The Minister will be relieved to hear that I think that the Government are developing a correct strategy, starting with the UK being the world’s most open market to inward investment, net of what we decide are truly strategic assets in the national interest, such as defence. I hope that we will never adopt the approach, for example, of the French, who stepped in to stop foreign investment in Danone, declaring its yoghurt to be a strategic national asset. Rather, our openness is critical for exporting, as the very flood of recent welcome investment from abroad will then in its turn generate much UK-based exporting abroad.
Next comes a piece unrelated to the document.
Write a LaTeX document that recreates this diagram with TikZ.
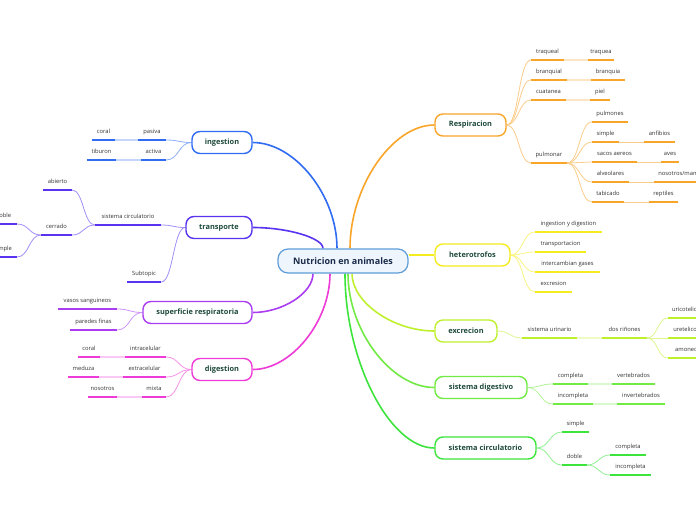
\documentclass[tikz,border=0pt]{standalone}
\usepackage{fontspec}
\setmainfont{Open Sans}
\usetikzlibrary{calc}
\pgfdeclarelayer{background}
\pgfsetlayers{background,main}
\definecolor{cR}{HTML}{F8A52A}
\definecolor{cY}{HTML}{F4EC1E}
\definecolor{cE}{HTML}{BFF02E}
\definecolor{cD}{HTML}{72EA44}
\definecolor{cS}{HTML}{3CE43C}
\definecolor{cB}{HTML}{2F6CF2}
\definecolor{cP}{HTML}{5A33F0}
\definecolor{cV}{HTML}{AA3CF2}
\definecolor{cM}{HTML}{EE3AD6}
\definecolor{cC}{HTML}{5E9DD8}
\definecolor{cCf}{HTML}{EEF5FC}
\definecolor{ctxt}{HTML}{1A2A4A}
\definecolor{ttxt}{HTML}{1E4A3C}
\definecolor{stxt}{HTML}{333333}
\tikzset{
  topic/.style={draw=#1, fill=white, line width=1.4pt, rounded corners=8pt,
    minimum height=22pt, inner xsep=3pt, text=ttxt,
    font=\fontsize{7.4}{8}\selectfont\bfseries},
  subt/.style={anchor=south, inner xsep=0pt, inner ysep=0pt, text height=4.5pt,
    text depth=6.5pt, text=stxt, font=\fontsize{5.8}{6}\selectfont},
  ul/.style={draw=#1, line width=1.8pt},
  lconn/.style={draw=#1!55!white, line width=0.8pt},
  pale/.style={draw=#1!28!white, line width=1.8pt},
  mconn/.style={draw=#1, line width=1.6pt},
}
\newcommand\sbn[6]{\node[subt, minimum width={(#4-(#3))*1pt}] (#1) at ({(#3+#4)/2},#5) {#6};
  \draw[ul=#2] (#1.south west) -- (#1.south east);}
\newcommand\hcurve[3]{\draw[#1] let \p1=(#2), \p2=(#3) in (\p1) .. controls ({(\x1+\x2)/2},\y1) and ({(\x1+\x2)/2},\y2) .. (\p2);}
\newcommand\vcurve[3]{\draw[#1] let \p1=(#2), \p2=(#3) in (\p1) .. controls (\x1,{(\y1+\y2)/2}) and ({(\x1+\x2)/2},\y2) .. (\p2);}
\begin{document}
\begin{tikzpicture}[x=1pt,y=-1pt]
\useasboundingbox (0,0) rectangle (696,520);
% center
\node[draw=cC, fill=cCf, line width=1.2pt, rounded corners=10pt, minimum width=130pt,
  minimum height=24pt, text=ctxt, font=\fontsize{9}{10}\selectfont\bfseries] (c) at (343,261) {Nutricion en animales};
% topics
\node[topic=cR, minimum width=71pt] (R) at (470.5,125) {Respiracion};
\node[topic=cY, minimum width=75pt] (H) at (472.5,255) {heterotrofos};
\node[topic=cE, minimum width=62pt] (E) at (466,331) {excrecion};
\node[topic=cD, minimum width=92pt] (D) at (481,387.5) {sistema digestivo};
\node[topic=cS, minimum width=101pt] (SC) at (485.5,448) {sistema circulatorio};
\node[topic=cB, minimum width=60pt] (I) at (222,142.5) {ingestion};
\node[topic=cP, minimum width=66pt] (T) at (219,227.5) {transporte};
\node[topic=cV, minimum width=109pt] (S) at (197.5,312.5) {superficie respiratoria};
\node[topic=cM, minimum width=60pt] (G) at (222,369.5) {digestion};
% Respiracion
\sbn{r1}{cR}{531}{564}{60}{traqueal}
\sbn{r1b}{cR}{588}{614}{60}{traquea}
\sbn{r2}{cR}{531}{567}{80}{branquial}
\sbn{r2b}{cR}{591}{625}{80}{branquia}
\sbn{r3}{cR}{531}{566}{100}{cuatanea}
\sbn{r3b}{cR}{590}{610}{100}{piel}
\sbn{r4}{cR}{531}{567}{163}{pulmonar}
\sbn{p1}{cR}{592}{628}{122}{pulmones}
\sbn{p2}{cR}{592}{619}{142}{simple}
\sbn{p2b}{cR}{644}{675}{142}{anfibios}
\sbn{p3}{cR}{592}{637}{162}{sacos aereos}
\sbn{p3b}{cR}{661}{679}{162}{aves}
\sbn{p4}{cR}{592}{629}{182}{alveolares}
\sbn{p4b}{cR}{654}{718}{182}{nosotros/mamiferos}
\sbn{p5}{cR}{592}{624}{202}{tabicado}
\sbn{p5b}{cR}{649}{678}{202}{reptiles}
% heterotrofos
\sbn{h1}{cY}{535}{602}{232}{ingestion y digestion}
\sbn{h2}{cY}{535}{586}{252}{transportacion}
\sbn{h3}{cY}{535}{600}{272}{intercambian gases}
\sbn{h4}{cY}{535}{572}{292}{excresion}
% excrecion
\sbn{e1}{cE}{522}{577}{338}{sistema urinario}
\sbn{e2}{cE}{602}{647}{338}{dos riñones}
\sbn{e3}{cE}{668}{707}{318}{uricotelicos}
\sbn{e4}{cE}{668}{705}{338}{uretelicos}
\sbn{e5}{cE}{668}{722}{358}{amoneotelicos}
% sistema digestivo
\sbn{d1}{cD}{553}{588}{384}{completa}
\sbn{d1b}{cD}{612}{655}{384}{vertebrados}
\sbn{d2}{cD}{553}{593}{404}{incompleta}
\sbn{d2b}{cD}{617}{665}{404}{invertebrados}
% sistema circulatorio
\sbn{c1}{cS}{562}{589}{432}{simple}
\sbn{c2}{cS}{562}{587}{465}{doble}
\sbn{c3}{cS}{610}{646}{455}{completa}
\sbn{c4}{cS}{610}{651}{475}{incompleta}
% ingestion
\sbn{i1}{cB}{138}{166}{140}{pasiva}
\sbn{i1b}{cB}{92}{115}{140}{coral}
\sbn{i2}{cB}{141}{166}{160}{activa}
\sbn{i2b}{cB}{87}{116}{160}{tiburon}
% transporte
\sbn{t1}{cP}{95}{161}{225}{sistema circulatorio}
\sbn{t1a}{cP}{43}{72}{190}{abierto}
\sbn{t1b}{cP}{41}{72}{235}{cerrado}
\sbn{t1c}{cP}{-10}{17}{224}{doble}
\sbn{t1d}{cP}{-11}{17}{257}{simple}
\sbn{t2}{cP}{127}{161}{282}{Subtopic}
% superficie
\sbn{s1}{cV}{58}{117}{309}{vasos sanguineos}
\sbn{s2}{cV}{70}{117}{330}{paredes finas}
% digestion
\sbn{g1}{cM}{125}{166}{357}{intracelular}
\sbn{g1b}{cM}{78}{100}{357}{coral}
\sbn{g2}{cM}{123}{166}{377}{extracelular}
\sbn{g2b}{cM}{68}{99}{377}{meduza}
\sbn{g3}{cM}{142}{166}{397}{mixta}
\sbn{g3b}{cM}{88}{117}{397}{nosotros}
\begin{pgfonlayer}{background}
\fill[white] (0,0) rectangle (696,520);
% main connectors
\vcurve{mconn=cB}{$(c.north)+(-6,0)$}{I.east}
\vcurve{mconn=cP}{$(c.north)+(-20,0)$}{T.east}
\vcurve{mconn=cV}{$(c.south)+(-30,0)$}{S.east}
\vcurve{mconn=cM}{$(c.south)+(-13,0)$}{G.east}
\vcurve{mconn=cR}{$(c.north)+(7,0)$}{R.west}
\hcurve{mconn=cY}{$(c.east)+(0,-6)$}{H.west}
\vcurve{mconn=cE}{$(c.south)+(9,0)$}{E.west}
\vcurve{mconn=cD}{$(c.south)+(5,0)$}{D.west}
\vcurve{mconn=cS}{$(c.south)+(2,0)$}{SC.west}
% Respiracion
\foreach \k in {r1,r2,r3,r4} {\hcurve{lconn=cR}{R.east}{\k.south west}}
\foreach \a/\b in {r1/r1b,r2/r2b,r3/r3b} {\draw[pale=cR] (\a.south east) -- (\b.south west);}
\foreach \k in {p1,p2,p3,p4,p5} {\hcurve{lconn=cR}{r4.south east}{\k.south west}}
\foreach \a/\b in {p2/p2b,p3/p3b,p4/p4b,p5/p5b} {\draw[lconn=cR] (\a.south east) -- (\b.south west);}
% heterotrofos
\foreach \k in {h1,h2,h3,h4} {\hcurve{lconn=cY}{H.east}{\k.south west}}
% excrecion
\hcurve{lconn=cE}{E.east}{e1.south west}
\draw[pale=cE] (e1.south east) -- (e2.south west);
\foreach \k in {e3,e4,e5} {\hcurve{lconn=cE}{e2.south east}{\k.south west}}
% sistema digestivo
\foreach \k in {d1,d2} {\hcurve{lconn=cD}{D.east}{\k.south west}}
\draw[pale=cD] (d1.south east) -- (d1b.south west);
\draw[pale=cD] (d2.south east) -- (d2b.south west);
% sistema circulatorio
\foreach \k in {c1,c2} {\hcurve{lconn=cS}{SC.east}{\k.south west}}
\foreach \k in {c3,c4} {\hcurve{lconn=cS}{c2.south east}{\k.south west}}
% ingestion
\foreach \k in {i1,i2} {\hcurve{lconn=cB}{I.west}{\k.south east}}
\draw[pale=cB] (i1.south west) -- (i1b.south east);
\draw[pale=cB] (i2.south west) -- (i2b.south east);
% transporte
\foreach \k in {t1,t2} {\hcurve{lconn=cP}{T.west}{\k.south east}}
\foreach \k in {t1a,t1b} {\hcurve{lconn=cP}{t1.south west}{\k.south east}}
\foreach \k in {t1c,t1d} {\hcurve{lconn=cP}{t1b.south west}{\k.south east}}
% superficie
\foreach \k in {s1,s2} {\hcurve{lconn=cV}{S.west}{\k.south east}}
% digestion
\foreach \k in {g1,g2,g3} {\hcurve{lconn=cM}{G.west}{\k.south east}}
\foreach \a/\b in {g1/g1b,g2/g2b,g3/g3b} {\draw[pale=cM] (\a.south west) -- (\b.south east);}
\end{pgfonlayer}
\end{tikzpicture}
\end{document}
It is clear that Dr Fox and the DIT have constructed a good template for our strategy: 50 key countries, 200 key sectors and all the rest, with which I agree, although I would like to see some specific concentration on our relationships with the Commonwealth countries, about which my noble friend Lord Marland, who knows much more about these things, may later have some thoughts. Whatever, once embedded, these aims must be stayed with, be not tinkered with and be long term. This is because persistence pays. Years back, in the windows of the then DTI down the road in Victoria Street were plastered signs saying something like, “Exporting is fun”. Well, it may be rewarding in the end and eventually enjoyable when things turn out well, but exporting is a slog, capital intensive, risky and grinding hard work, as networks are built up on the ground. To that point and to the suggestion from the noble Viscount that we need to regenerate the business views of so many in the Civil Service, I wonder whether the Minister shares my concern at the ever-accelerating roundabout of job hopping by civil servants at home and in our posts abroad. If exporting is a long-term business and it takes years to build relationships, we need to have people in post who are there for the same length of time and have the same staying power to help our people in what they try to do, rather than moving on.

The Department for International Trade says, “Let’s make 2017 the year of exporting”. It is really a decade of exporting that we need now. I ask my noble friend the Minister whether the Government have set a target for increasing the small 11% of UK businesses that export to a more realistic number by, let us say, 2025 and if so what that target is. This should be a target-driven business.